First, it's worth noting that a positive revision is a drastic change from what we saw with third quarter GDP. In that case, there were two revisions significantly downward. Not only was the forth quarter's revision positive, but it was small. That probably indicates that the original revision wasn't that far off to begin with. At this point, the prospect of seeing next month's final revision much lower than the first isn't very likely.
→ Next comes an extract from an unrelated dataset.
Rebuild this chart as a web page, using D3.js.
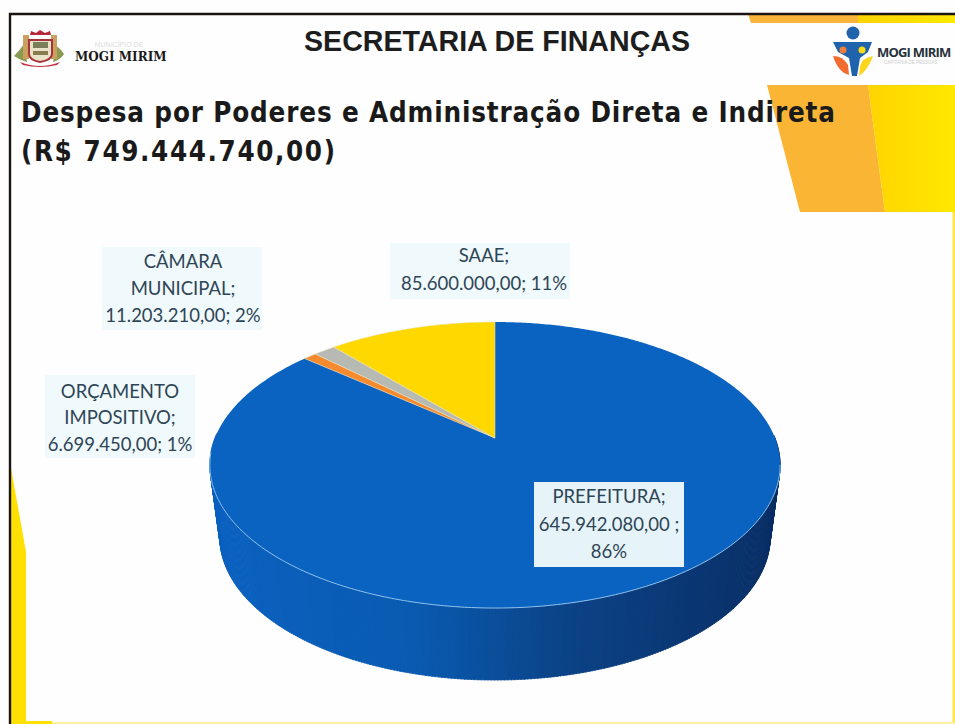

I went ahead and dug into the numbers. Most of the change comes from a better result in gross private domestic investment. Almost all of its components were better than the first estimate indicated. That makes clear businesses continue to lead recovery. But the biggest upward revision within this category was from the change in private inventories. The first estimate already indicated that this item was the biggest reason for the fourth quarter's rise in GDP. Now it accounts for even more. It was revised to make up 3.9% of the 5.9% GDP growth. It was previously thought to account for only 3.4%. Generally, economists are less impressed with this factor as a sign of present economic health. Instead, it indicates firms believe that a recovery is imminent.

That's pretty much all the good news we've got. The worst news in the report is that personal consumption was even weaker than we thought. We already knew it was worse in Q4 than in Q3. But its contribution to GDP was lowered even further to make up just 1.2%, instead of 1.4%, of the 5.9% GDP growth.

Net exports provided mixed, but ultimately bad, news. In fact, the contribution of exports increased from 1.9% to 2.3%. That's good. But imports were revised up even more, from 1.4% to 2.0%. That resulted in net exports providing an overall smaller contribution to GDP than thought.

Interestingly government consumption was also less than the initial estimate indicated. That was mostly due to state and local consumption in Q4 bringing GDP down by 0.3%, instead of remaining flat -- as the original estimate indicated. Federal spending was essentially unchanged for the quarter and had no revision.

So it's always nice to the GDP number revised up, but the reasons why are less than impressive in this case. Although businesses do appear to be helping the recovery effort through more private investment, most of their contribution came from firms building inventories. Other measures, especially consumption, were quite weak -- and even worse than we thought in the first estimate.